Complete Business Solutions creditors owed huge sums

CBS was headquartered in Wakefield. Image: Google Maps
CBS was headquartered in Wakefield. Image: Google Maps

Documents filed by the administrators of Complete Business Solutions (CBS), which was acquired in a pre-pack deal last month, have revealed the huge sums owed to creditors.

The notice of administrator's proposals for Complete Business Solutions Group Ltd, since renamed to CB Realisations Ltd (CBRL), has been filed at Companies House by administrators from Ernst & Young (EY).

Tim Vance, John Sumpton and Sam Woodward of EY Parthenon’s restructuring team were appointed as joint administrators of Complete Business Solutions Group Ltd and associated companies Bluefish Office Products Ltd, The Irongate Group Ltd, and RAM Print Ltd on 9 January.

Immediately following the appointment of administrators to the workplace supplies and associated services specialist group – which had an in-house reprographics team and litho and digital printing facilities – a sale of CBS’ business and assets was completed by the administrators to Banner, a subsidiary of EVO. The deal also resulted in the immediate transfer of all of its 632 staff.

At the time of writing today (15 February), no statement of affairs has yet been filed for CB Realisations Ltd at Companies House. The notice of administrator's proposals was available on Companies House as of 24 January, while the notice of approval of administrator’s proposals became available on the site on 1 February, after the proposals were deemed to be approved by creditors on 26 January.
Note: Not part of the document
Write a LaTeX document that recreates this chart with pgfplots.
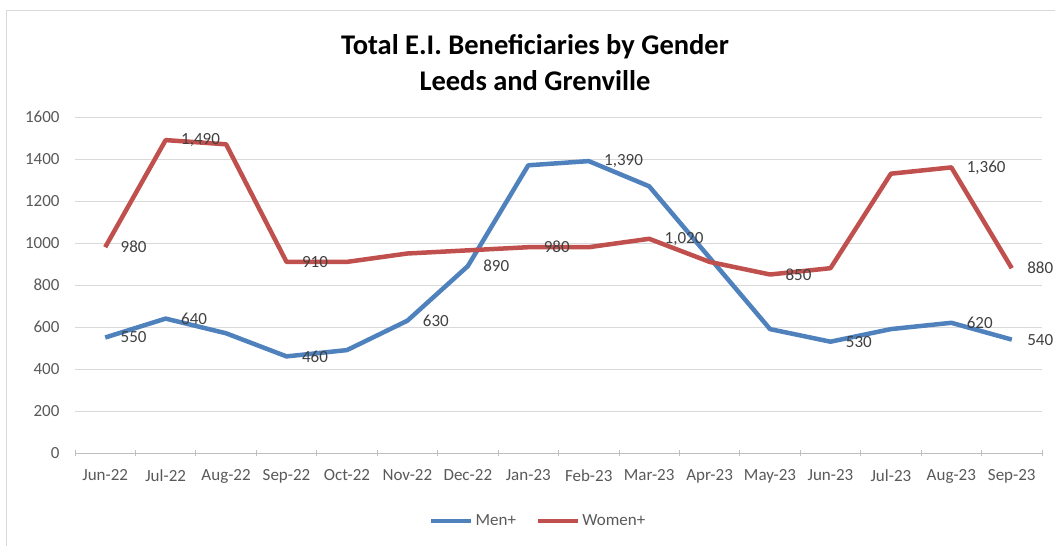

The administrators said in the notice of administrator’s proposals that the directors have not yet submitted a statement of affairs for the group’s companies “given the limited time which has passed since the appointment of the joint administrators”.

However, the administrators did share in the document an estimate of the financial position of the group’s companies as at 9 January 2023, together with a list of creditors that includes “to the extent currently known” at the time of the document’s release, information including the amounts they are owed and details of any security held.

The administrators said the figures were compiled by management and have not been subject to independent review or statutory audit.

In terms of secured creditors, at the date of appointment HIF had £12.8m outstanding in respect of an invoice discounting facility provided to the group’s companies. The amount repaid to HIF as part of the sale was £10.3m.

In addition, HSBC had the following amounts outstanding: £8m RLS [Recovery Loan Scheme] term loan, £1.3m overdraft, and other ancillary facilities including credit cards (quantum to be confirmed). The administrators said they did not expect that HSBC would be repaid in full.

As part of the sale to Banner, all employees and their associated liabilities transferred to the purchaser and the administrators added they anticipated preferential creditor claims as follows: “HSBC may have a subrogated wages claim in the administration of CBRL in respect of funding it advanced to meet the December 2023 payroll. This would attract ordinary preferential status. We estimate the total claim will be in the region of £0.5m.

“In addition, HMRC will have a secondary preferential creditor claim in respect of outstanding VAT and PAYE. This is c.£7.5m at October 22 (latest available information).

“It is anticipated that this will relate to CBRL, however HMRC has previously indicated it has outstanding liabilities in BLF, Irongate and RAM. We await receipt of HMRC's claim in the administrations and therefore it is unclear whether there are any preferential creditors in BLF, Irongate and RAM.”

At this stage, there is the potential for a dividend to be available to HSBC in respect of its primary preferential claim, the administrators said.

However, it is unlikely there will be sufficient realisations to enable a distribution to be made to HMRC.

Non-preferential creditor claims were continuing to be submitted as of the compilation of this document last month, and the administrators said they were anticipating all non-preferential creditors would relate to CBRL.

While the statement of affairs was yet to be provided, it was estimated that total non-preferential claims would amount to around £17m for trade creditors, around £3.9m for other creditors and accruals, and circa-£10.6m for shareholder loan notes via unsecured guarantee.

The administrators said they did not envisage there would be a distribution to unsecured creditors in any of the administrations relating to the group’s companies.

The document also revealed that the sale consideration was nearly £11.55m, and that the full consideration was paid upon the completion of the deal. This included trade debtors of just over £10.25m and stock of over £893,000, as well as other tangible assets of nearly £396,000.

The majority of the company’s assets were included in the sale agreement. Excluded assets included stock held in sites that would not continue to be occupied by the purchaser post transaction, and certain other debtor balances (excluding trade debtors).

Separately, accounts filed at Companies House for Banner Business Solutions Ltd, the division of EVO that acquired CBS’ business and assets, showed that Banner made a pre-tax loss of £638,000 for the year ended 31 December 2021 on sales of £5.5m, while a year earlier its pre-tax loss was £716,000 on sales of just under £6.5m.